Concernant le droit à restitution de la TVA facturée à tort :
Jusqu’au mois de décembre 2018, l’EFS a facturé les produits sanguins labiles à usage thérapeutique qu’il livrait en soumettant ces livraisons à la TVA au taux de 2,10 % en application des dispositions de l’article 281 octies du CGI, dans leur rédaction alors en vigueur.
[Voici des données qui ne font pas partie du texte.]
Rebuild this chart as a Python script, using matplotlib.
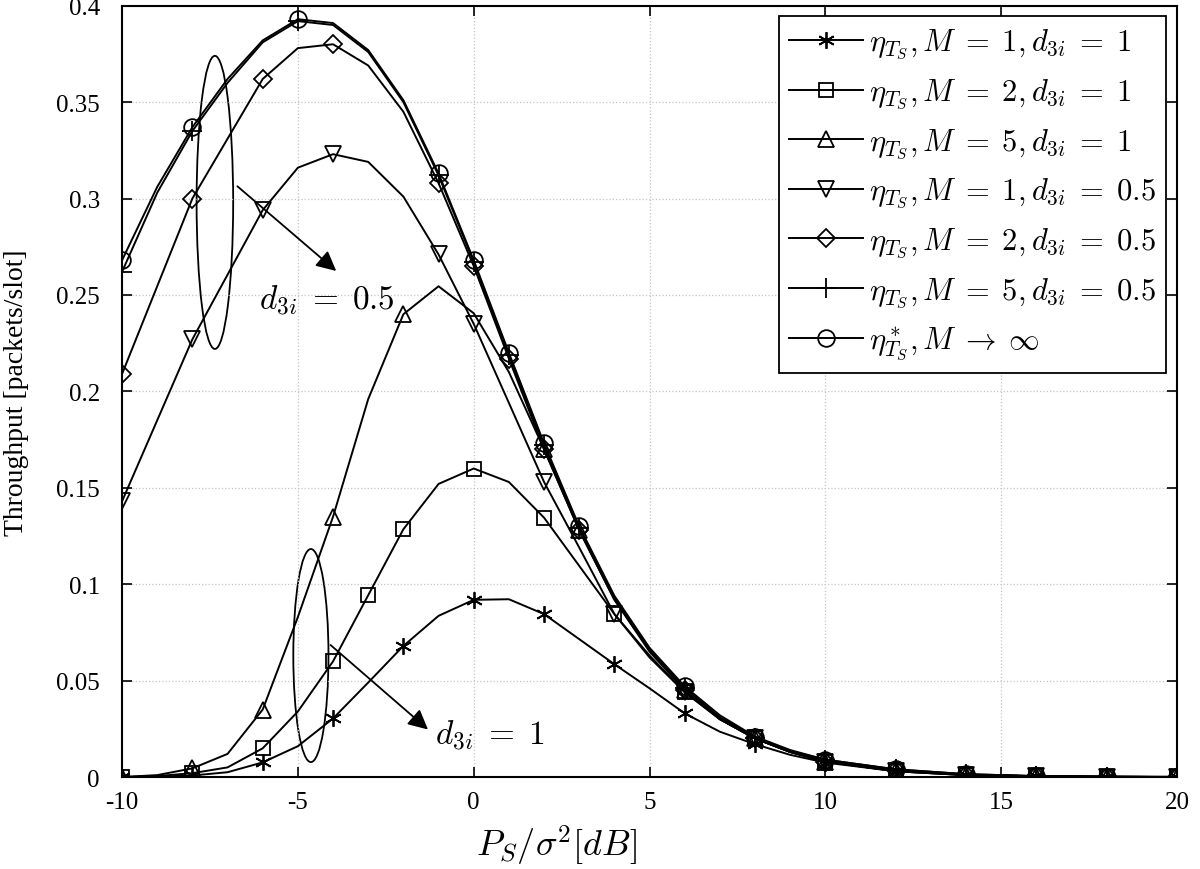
import matplotlib
matplotlib.use('Agg')
import matplotlib.pyplot as plt
from matplotlib.patches import Ellipse

plt.rcParams['font.family'] = 'Liberation Serif'
plt.rcParams['mathtext.fontset'] = 'cm'
plt.rcParams['axes.unicode_minus'] = False

# SNR grid (dB)
x = [-10, -9, -8, -7, -6, -5, -4, -3, -2, -1, 0, 1, 2, 3, 4, 5, 6, 7, 8, 9, 10, 12, 14, 16, 18, 20]

m1_d1 = [0, 0.0002, 0.0008, 0.0025, 0.0076, 0.016, 0.0304, 0.049, 0.068, 0.0836, 0.0919, 0.0922, 0.0845,
         0.0715, 0.0585, 0.046, 0.033, 0.0235, 0.017, 0.0115, 0.0075, 0.003, 0.001, 0.0004, 0.0001, 0.0]
m2_d1 = [0, 0.0005, 0.002, 0.005, 0.0149, 0.034, 0.060, 0.0943, 0.1285, 0.152, 0.160, 0.153, 0.1345,
         0.1095, 0.0845, 0.063, 0.044, 0.030, 0.020, 0.013, 0.008, 0.003, 0.001, 0.0004, 0.0001, 0.0]
m5_d1 = [0, 0.001, 0.0045, 0.012, 0.035, 0.083, 0.135, 0.196, 0.240, 0.2545, 0.2405, 0.210, 0.170,
         0.128, 0.092, 0.065, 0.045, 0.030, 0.020, 0.013, 0.008, 0.0035, 0.0012, 0.0004, 0.0001, 0.0]
m1_d05 = [0.143, 0.185, 0.227, 0.2605, 0.294, 0.316, 0.323, 0.319, 0.301, 0.271, 0.235, 0.194, 0.153,
          0.119, 0.0845, 0.062, 0.044, 0.030, 0.020, 0.013, 0.008, 0.003, 0.001, 0.0004, 0.0001, 0.0]
m2_d05 = [0.209, 0.2545, 0.300, 0.331, 0.362, 0.378, 0.380, 0.369, 0.345, 0.308, 0.265, 0.217, 0.170,
          0.128, 0.092, 0.066, 0.045, 0.030, 0.020, 0.013, 0.008, 0.0035, 0.0012, 0.0004, 0.0001, 0.0]
m5_d05 = [0.262, 0.303, 0.335, 0.360, 0.381, 0.392, 0.390, 0.376, 0.350, 0.312, 0.267, 0.219, 0.172,
          0.129, 0.093, 0.066, 0.046, 0.031, 0.0205, 0.0135, 0.009, 0.004, 0.0015, 0.0005, 0.0002, 0.0001]
m_inf = [0.268, 0.306, 0.337, 0.362, 0.382, 0.393, 0.391, 0.377, 0.351, 0.313, 0.268, 0.220, 0.173,
         0.130, 0.094, 0.067, 0.047, 0.032, 0.021, 0.014, 0.009, 0.004, 0.0015, 0.0005, 0.0002, 0.0001]

# where the markers sit on each curve
tail = [6, 8, 10, 12, 14, 16, 18, 20]
mk_m1_d1 = [-10, -8, -6, -4, -2, 0, 2, 4] + tail
mk_m2_d1 = [-10, -8, -6, -4, -3, -2, 0, 2, 4] + tail
mk_m5_d1 = [-10, -8, -6, -4, -2, 2, 3] + tail
mk_m1_d05 = [-10, -8, -6, -4, -1, 0, 2, 4] + tail
mk_m2_d05 = [-10, -8, -6, -4, -1, 0, 1, 2, 3] + tail
mk_m5_d05 = [-10, -8, -5, -1, 0, 1, 2, 3] + tail
mk_inf = [-10, -8, -5, -1, 0, 1, 2, 3] + tail

labels = [r'$\eta_{T_S}, M\;=\;1, d_{3i}\;=\;1$',
          r'$\eta_{T_S}, M\;=\;2, d_{3i}\;=\;1$',
          r'$\eta_{T_S}, M\;=\;5, d_{3i}\;=\;1$',
          r'$\eta_{T_S}, M\;=\;1, d_{3i}\;=\;0.5$',
          r'$\eta_{T_S}, M\;=\;2, d_{3i}\;=\;0.5$',
          r'$\eta_{T_S}, M\;=\;5, d_{3i}\;=\;0.5$',
          r'$\eta^*_{T_S}, M\;\rightarrow\;\infty$']

fig = plt.figure(figsize=(12, 8.7), dpi=100)
ax = fig.add_axes([0.1017, 0.1057, 0.8792, 0.8866])

series = [m1_d1, m2_d1, m5_d1, m1_d05, m2_d05, m5_d05, m_inf]
marks = [mk_m1_d1, mk_m2_d1, mk_m5_d1, mk_m1_d05, mk_m2_d05, mk_m5_d05, mk_inf]
styles = [((6, 2, 0), 12), ('s', 10), ('^', 12), ('v', 12), ('D', 9), ('+', 15), ('o', 12)]

for y, mk, (m, ms), lab in zip(series, marks, styles, labels):
    idx = [x.index(v) for v in mk]
    ax.plot(x, y, '-', color='black', lw=1.4, marker=m, ms=ms, mfc='none', mec='black',
            mew=1.3, markevery=idx, label=lab)

# annotations
ax.add_patch(Ellipse((-7.36, 0.298), 1.04, 0.152, fill=False, ec='black', lw=1.3))
ax.add_patch(Ellipse((-4.63, 0.063), 1.0, 0.1105, fill=False, ec='black', lw=1.3))
ax.annotate('', xy=(-3.85, 0.2615), xytext=(-6.78, 0.3073),
            arrowprops=dict(arrowstyle='-|>', color='black', lw=1.3, mutation_scale=30))
ax.annotate('', xy=(-1.24, 0.0237), xytext=(-4.13, 0.0694),
            arrowprops=dict(arrowstyle='-|>', color='black', lw=1.3, mutation_scale=30))
ax.text(-6.1, 0.2477, r'$d_{3i}\;=\;0.5$', fontsize=24, va='center', ha='left')
ax.text(-1.1, 0.0223, r'$d_{3i}\;=\;1$', fontsize=24, va='center', ha='left')

ax.set_xlim(-10, 20)
ax.set_ylim(0, 0.4)
ax.set_xticks([-10, -5, 0, 5, 10, 15, 20])
ax.set_xticklabels(['-10', '-5', '0', '5', '10', '15', '20'])
ax.set_yticks([0, 0.05, 0.1, 0.15, 0.2, 0.25, 0.3, 0.35, 0.4])
ax.set_yticklabels(['0', '0.05', '0.1', '0.15', '0.2', '0.25', '0.3', '0.35', '0.4'])
ax.tick_params(direction='in', top=True, right=True, labelsize=18, length=7, width=1.2)
ax.tick_params(axis='y', pad=16)
ax.tick_params(axis='x', pad=10)
ax.grid(True, linestyle=':', color='#c4c4c4', lw=0.9)
for s in ax.spines.values():
    s.set_linewidth(1.5)

ax.set_xlabel(r'$P_S/\sigma^2[dB]$', fontsize=26)
ax.xaxis.set_label_coords(0.412, -0.06)
ax.set_ylabel('Throughput [packets/slot]', fontsize=20)
ax.yaxis.set_label_coords(-0.088, 0.5)

leg = ax.legend(loc='upper right', fontsize=22, numpoints=1, handlelength=2.4, fancybox=False,
                edgecolor='black', framealpha=1, borderaxespad=0.35, handletextpad=0.2,
                labelspacing=0.5, borderpad=0.35)
leg.get_frame().set_linewidth(1.3)

fig.savefig('out.png', dpi=100)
Ainsi, cette TVA a été facturée en méconnaissance du droit de l’Union européenne.
Pour obtenir la restitution de la taxe sur la valeur ajoutée qui lui a été facturée à tort, l’acquéreur doit prioritairement s’adresser, y compris le cas échéant par la voie juridictionnelle, à son fournisseur si celui-ci n’a pas pris l’initiative de lui rembourser l’indu correspondant, et, seulement à titre subsidiaire, à l’administration fiscale si l’obtention de la restitution de la taxe indue auprès du fournisseur est impossible ou excessivement difficile.
Il résulte de l’instruction que la société requérante a dû acquitter des sommes correspondant à la TVA qui n’était pas légalement due, pour un montant non contesté de 35 684,88 euros au cours de la période comprise entre le 1er janvier 2015 et le 31 décembre 2018. Pour contester l’action en répétition de l’indu formée par la société requérante, l’EFS, qui a facturé cette taxe, ne peut utilement faire valoir :
- ni que le contrat la liant à cette société, qui prévoyait le versement de la TVA, a été parfaitement exécuté,
- ni qu’ayant reversé cette taxe à l’Etat, il ne s’est pas enrichi,
- ni qu’il n’a commis aucune faute en appliquant une réglementation qui s’imposait à lui.
- l’EFS ne peut davantage utilement faire valoir que seule une action contre l’Etat aurait dû être engagée par la société requérante.
Il résulte de tout ce qui précède que la société requérante est fondée à demander la condamnation de l’EFS à lui payer une somme de 35 684,88 € correspondant au montant de la TVA qui lui a été indument facturée sur la livraison de produits sanguins labiles entre le 1er janvier 2015 et le 31 décembre 2018.